* Exercise objective *
Write out exactly the lines that run from the line containing "What TikZ code" through the line containing "width=172.5pt, minimum height=57.5pt]"; both end lines belong to the answer.

* Excerpted data *
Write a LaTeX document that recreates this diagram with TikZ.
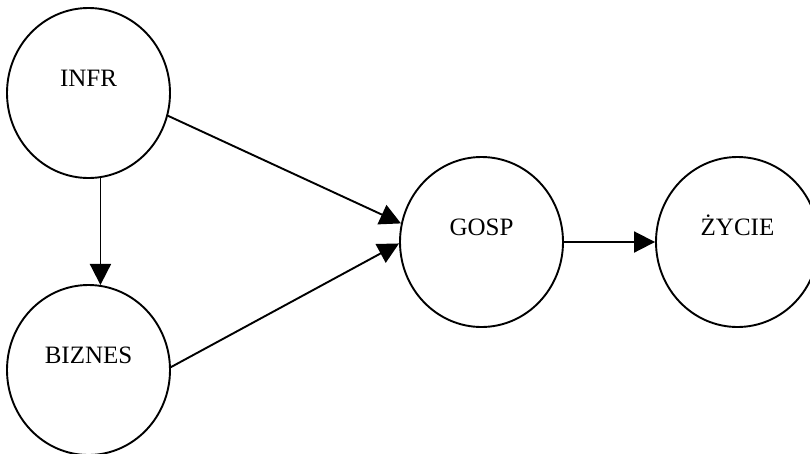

---

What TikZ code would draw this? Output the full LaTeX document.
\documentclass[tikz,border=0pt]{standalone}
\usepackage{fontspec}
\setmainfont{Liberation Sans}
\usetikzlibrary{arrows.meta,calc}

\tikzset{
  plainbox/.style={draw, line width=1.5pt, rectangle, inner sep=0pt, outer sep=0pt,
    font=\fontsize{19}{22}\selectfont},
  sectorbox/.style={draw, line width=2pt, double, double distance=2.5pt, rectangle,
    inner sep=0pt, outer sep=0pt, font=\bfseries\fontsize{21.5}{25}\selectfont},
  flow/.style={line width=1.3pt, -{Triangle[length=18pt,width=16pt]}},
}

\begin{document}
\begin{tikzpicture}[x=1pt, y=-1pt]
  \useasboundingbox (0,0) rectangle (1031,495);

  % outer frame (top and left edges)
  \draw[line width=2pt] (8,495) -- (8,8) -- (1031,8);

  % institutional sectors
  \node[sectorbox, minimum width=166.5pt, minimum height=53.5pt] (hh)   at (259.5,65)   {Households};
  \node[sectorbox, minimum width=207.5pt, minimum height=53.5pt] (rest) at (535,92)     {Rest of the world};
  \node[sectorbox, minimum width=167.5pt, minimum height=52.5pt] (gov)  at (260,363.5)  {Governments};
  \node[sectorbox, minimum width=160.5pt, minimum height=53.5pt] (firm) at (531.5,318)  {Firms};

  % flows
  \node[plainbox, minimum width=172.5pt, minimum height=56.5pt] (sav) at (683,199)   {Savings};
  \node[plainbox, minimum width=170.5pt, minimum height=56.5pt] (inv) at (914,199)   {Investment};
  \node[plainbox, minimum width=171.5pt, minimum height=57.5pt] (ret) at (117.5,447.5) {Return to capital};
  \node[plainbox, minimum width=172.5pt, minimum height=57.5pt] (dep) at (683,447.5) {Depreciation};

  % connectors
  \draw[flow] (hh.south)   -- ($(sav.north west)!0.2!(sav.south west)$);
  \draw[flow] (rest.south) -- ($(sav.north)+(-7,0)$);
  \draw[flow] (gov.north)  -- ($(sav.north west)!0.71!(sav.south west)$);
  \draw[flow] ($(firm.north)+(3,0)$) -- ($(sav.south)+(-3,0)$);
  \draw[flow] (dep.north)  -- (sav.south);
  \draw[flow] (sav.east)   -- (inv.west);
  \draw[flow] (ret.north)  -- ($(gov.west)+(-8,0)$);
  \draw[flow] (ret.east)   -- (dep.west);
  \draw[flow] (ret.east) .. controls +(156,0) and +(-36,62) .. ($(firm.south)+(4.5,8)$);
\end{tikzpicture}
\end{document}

* Written response *
What TikZ code would draw this? Output the full LaTeX document.
\documentclass[tikz,border=0pt]{standalone}
\usepackage{fontspec}
\setmainfont{Liberation Sans}
\usetikzlibrary{arrows.meta,calc}

\tikzset{
  plainbox/.style={draw, line width=1.5pt, rectangle, inner sep=0pt, outer sep=0pt,
    font=\fontsize{19}{22}\selectfont},
  sectorbox/.style={draw, line width=2pt, double, double distance=2.5pt, rectangle,
    inner sep=0pt, outer sep=0pt, font=\bfseries\fontsize{21.5}{25}\selectfont},
  flow/.style={line width=1.3pt, -{Triangle[length=18pt,width=16pt]}},
}

\begin{document}
\begin{tikzpicture}[x=1pt, y=-1pt]
  \useasboundingbox (0,0) rectangle (1031,495);

  % outer frame (top and left edges)
  \draw[line width=2pt] (8,495) -- (8,8) -- (1031,8);

  % institutional sectors
  \node[sectorbox, minimum width=166.5pt, minimum height=53.5pt] (hh)   at (259.5,65)   {Households};
  \node[sectorbox, minimum width=207.5pt, minimum height=53.5pt] (rest) at (535,92)     {Rest of the world};
  \node[sectorbox, minimum width=167.5pt, minimum height=52.5pt] (gov)  at (260,363.5)  {Governments};
  \node[sectorbox, minimum width=160.5pt, minimum height=53.5pt] (firm) at (531.5,318)  {Firms};

  % flows
  \node[plainbox, minimum width=172.5pt, minimum height=56.5pt] (sav) at (683,199)   {Savings};
  \node[plainbox, minimum width=170.5pt, minimum height=56.5pt] (inv) at (914,199)   {Investment};
  \node[plainbox, minimum width=171.5pt, minimum height=57.5pt] (ret) at (117.5,447.5) {Return to capital};
  \node[plainbox, minimum width=172.5pt, minimum height=57.5pt] (dep) at (683,447.5) {Depreciation};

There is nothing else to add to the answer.